Lots of shared blame to go around, I would say.
Reagan’s “only” 50.7% of the vote in 1980 greatly understates his popularity that year. The Demodog was beaten by nearly 10%, gaining only 41.0%. Meanwhile, classic, very well known, “popular”, Rockefeller Republican Anderson pulled a lot of vote strength primarily from Reagan.
In 1984, Reagan managed 58+%, to 40+%.
Both years, Reagan was clearly a run-away favorite of the people.
I'm with you there - except I hope it doesn't take 20 years - which would put me into my 90's!
I'm wondering if we'll ever find out what he was really doing during the 'where was he' phase when a fighter pilot.
I saw a report once where it was thought he was one of the pilots flying covert, clandestine missions in Vietnam and area - which would totally fit his profile...
Hadn’t heard that one, but it wouldn’t surprise me, either.
There’s going to be so much about the WOT that will come out in the future. I always think of Tony Blair saying that “history will vindicate” this war; it seemed to me he had something particular in mind.
Personally, I don’t see W as having had any effect at all on how people voted in the primaries (and, therefore, on whether McCain was the nom).
But that’s just me.
If W could have kept his favorability north of 50%, it would have had a huge effect on both the mid-terms and our nominee for 2008.

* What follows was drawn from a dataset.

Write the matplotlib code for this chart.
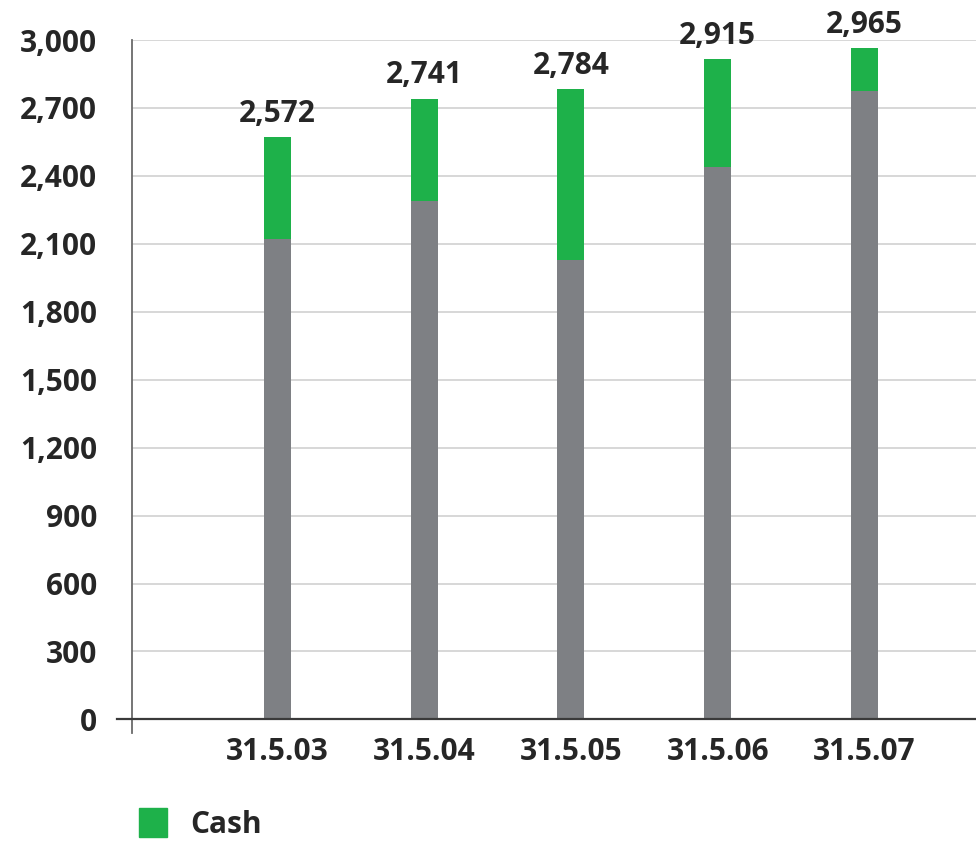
import matplotlib
matplotlib.use("Agg")
import matplotlib.pyplot as plt
import matplotlib.transforms as mtransforms
from matplotlib.patches import Rectangle

categories = ["31.5.03", "31.5.04", "31.5.05", "31.5.06", "31.5.07"]
other = [2120, 2290, 2030, 2440, 2775]
cash = [452, 451, 754, 475, 190]
totals = [2572, 2741, 2784, 2915, 2965]
total_labels = ["2,572", "2,741", "2,784", "2,915", "2,965"]
yticks = [0, 300, 600, 900, 1200, 1500, 1800, 2100, 2400, 2700, 3000]
ytick_labels = ["0", "300", "600", "900", "1,200", "1,500", "1,800", "2,100", "2,400", "2,700", "3,000"]

GREEN = "#1eb14a"
GRAY = "#7e8084"
TEXT = "#262626"
FONT = ["Open Sans", "DejaVu Sans"]
plt.rcParams["font.family"] = FONT
FS = 21.5
FW = "bold"

fig = plt.figure(figsize=(9.76, 8.41), dpi=100)
ax = fig.add_axes([0.1352, 0.1284, 0.8648, 0.824])

x = list(range(len(categories)))
w = 0.184
ax.bar(x, other, width=w, color=GRAY, zorder=3)
ax.bar(x, cash, width=w, bottom=other, color=GREEN, zorder=3, label="Cash")

for xi, t, lab in zip(x, totals, total_labels):
    ax.annotate(lab, (xi, t), xytext=(0, 6), textcoords="offset points",
                ha="center", va="bottom", fontsize=FS, fontweight=FW,
                color=TEXT, clip_on=False, annotation_clip=False)

ax.set_xlim(-0.99, 4.76)
ax.set_ylim(-60, 3000)
ax.set_yticks(yticks)
ax.set_yticklabels(ytick_labels)
ax.set_xticks(x)
ax.set_xticklabels(categories)

for lab in ax.get_yticklabels() + ax.get_xticklabels():
    lab.set_fontsize(FS)
    lab.set_fontweight(FW)
    lab.set_color(TEXT)

ax.tick_params(axis="y", length=0, pad=25)
ax.tick_params(axis="x", length=0, pad=3)

ax.grid(axis="y", color="#d4d4d4", linewidth=1.3, zorder=0)
ax.set_axisbelow(True)
for s in ["top", "right", "bottom"]:
    ax.spines[s].set_visible(False)
ax.spines["left"].set_color("#6a6a6a")
ax.spines["left"].set_linewidth(1.3)

# zero baseline extending slightly left of the axis
trans = mtransforms.blended_transform_factory(ax.transAxes, ax.transData)
ax.plot([-0.018, 1.0], [0, 0], transform=trans, color="#3a3a3a", linewidth=1.6,
        clip_on=False, zorder=4)

# legend
fig.patches.append(Rectangle((139 / 976, 1 - 837 / 841), 28 / 976, 29 / 841,
                             transform=fig.transFigure, color=GREEN))
fig.text(190 / 976, 1 - 825 / 841, "Cash", fontsize=FS, fontweight=FW,
         color=TEXT, va="center", ha="left")

fig.savefig("out.png", dpi=100)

.....Ive never understood Ws resistance to fighting back....
What evidence do you have that he is not fighting back? You really don’t know what he is doing.

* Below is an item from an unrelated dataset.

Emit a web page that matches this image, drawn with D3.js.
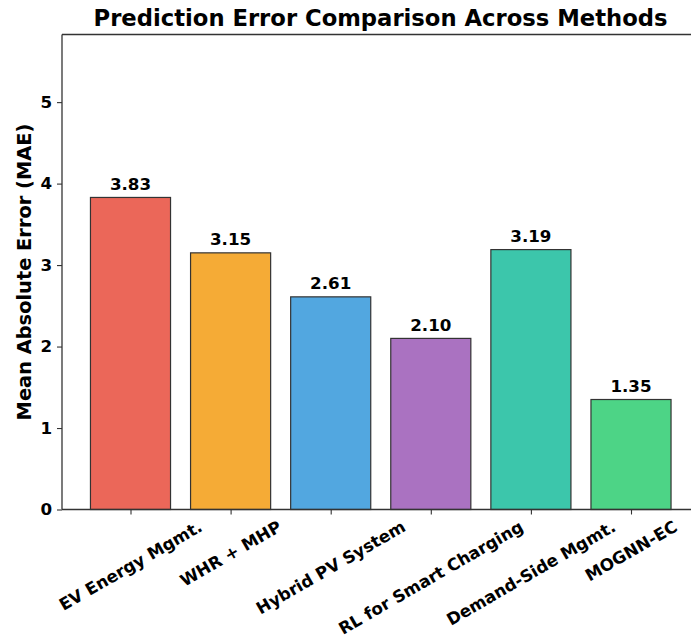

Like Roosevelt, he is not saying anything except precisely what he wants to be known.
Rather than weakness, it is strength
That is the correct answer. Quaddify was Saddam’s nuclear subcontractor.

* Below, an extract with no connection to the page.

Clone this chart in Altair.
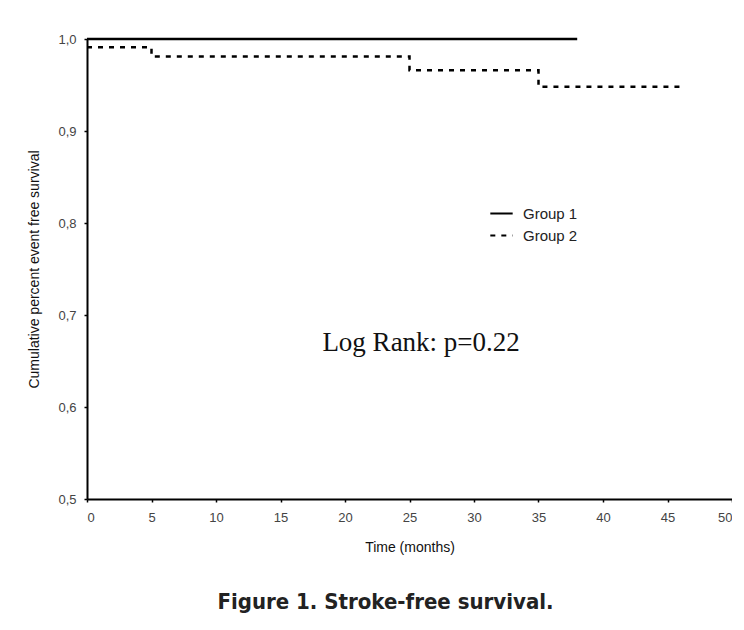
import altair as alt
import pandas as pd

# Kaplan-Meier step data
g1_time = [0, 38]
g1_surv = [1.0, 1.0]
g2_time = [0, 5, 25, 35, 46]
g2_surv = [0.991, 0.981, 0.966, 0.948, 0.948]
groups = ["Group 1", "Group 2"]
x_ticks = [0, 5, 10, 15, 20, 25, 30, 35, 40, 45, 50]
y_ticks = [0.5, 0.6, 0.7, 0.8, 0.9, 1.0]
note_text = ["Log Rank: p=0.22"]
note_x = [25.9]
note_y = [0.67]

df = pd.DataFrame(
    {"time": g1_time, "surv": g1_surv, "group": groups[0]}
)
df = pd.concat(
    [df, pd.DataFrame({"time": g2_time, "surv": g2_surv, "group": groups[1]})],
    ignore_index=True,
)
note = pd.DataFrame({"t": note_text, "x": note_x, "y": note_y})

xscale = alt.Scale(domain=[0, 50], nice=False, zero=False)
yscale = alt.Scale(domain=[0.5, 1.0], nice=False, zero=False)

lines = alt.Chart(df).mark_line(interpolate="step-after", color="black", strokeWidth=2.5).encode(
    x=alt.X("time:Q", scale=xscale,
            axis=alt.Axis(values=x_ticks, title="Time (months)", format="d")),
    y=alt.Y("surv:Q", scale=yscale,
            axis=alt.Axis(values=y_ticks, title="Cumulative percent event free survival",
                          labelExpr="replace(format(datum.value, '.1f'), '.', ',')")),
    strokeDash=alt.StrokeDash(
        "group:N",
        scale=alt.Scale(domain=groups, range=[[1, 0], [5, 6]]),
        legend=alt.Legend(title=None, orient="none", legendX=402, legendY=162,
                          symbolType="stroke", symbolSize=500, symbolStrokeWidth=2,
                          symbolStrokeColor="black", labelFontSize=15,
                          labelFont="Liberation Sans", labelColor="#222",
                          rowPadding=1, labelOffset=9),
    ),
)

text = alt.Chart(note).mark_text(
    font="Liberation Serif", fontSize=27, color="#111", align="center", baseline="middle"
).encode(x="x:Q", y="y:Q", text="t:N")

chart = alt.layer(lines, text).properties(
    width=645,
    height=460,
    autosize=alt.AutoSizeParams(type="none"),
    padding={"left": 79, "top": 31, "right": 0, "bottom": 122},
    title=alt.TitleParams(
        "Figure 1.  Stroke-free survival.",
        orient="bottom", anchor="middle", dx=-24, offset=38,
        font="DejaVu Sans Condensed, Liberation Sans, sans-serif", fontSize=22,
        fontWeight="bold", color="#222",
    ),
).configure_view(stroke=None).configure_axis(
    grid=False,
    domainColor="black",
    domainWidth=2,
    tickColor="black",
    tickSize=3,
    tickWidth=1.5,
    labelFont="Liberation Sans",
    labelFontSize=13,
    labelColor="#444",
    titleFont="Liberation Sans",
    titleFontSize=14,
    titleFontWeight="normal",
    titleColor="#111",
).configure_axisX(labelPadding=9, titlePadding=16).configure_axisY(labelPadding=8, titlePadding=16)

chart.save("out.html", embed_options={"renderer": "svg", "actions": False})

One interesting thesis was that our sole ambition was to chase Mig 29s out of F.Y.R. (even though at the time the Russians and the Serb head of state could have been bought off much cheaper).
Could be it was just a stupid move.
Thanks C from E.:)
Could be, but I doubt it.
Okay bert if you think an approval rating in the low 30’s demonstrates “strength” then we’ll just have to agree to disagree.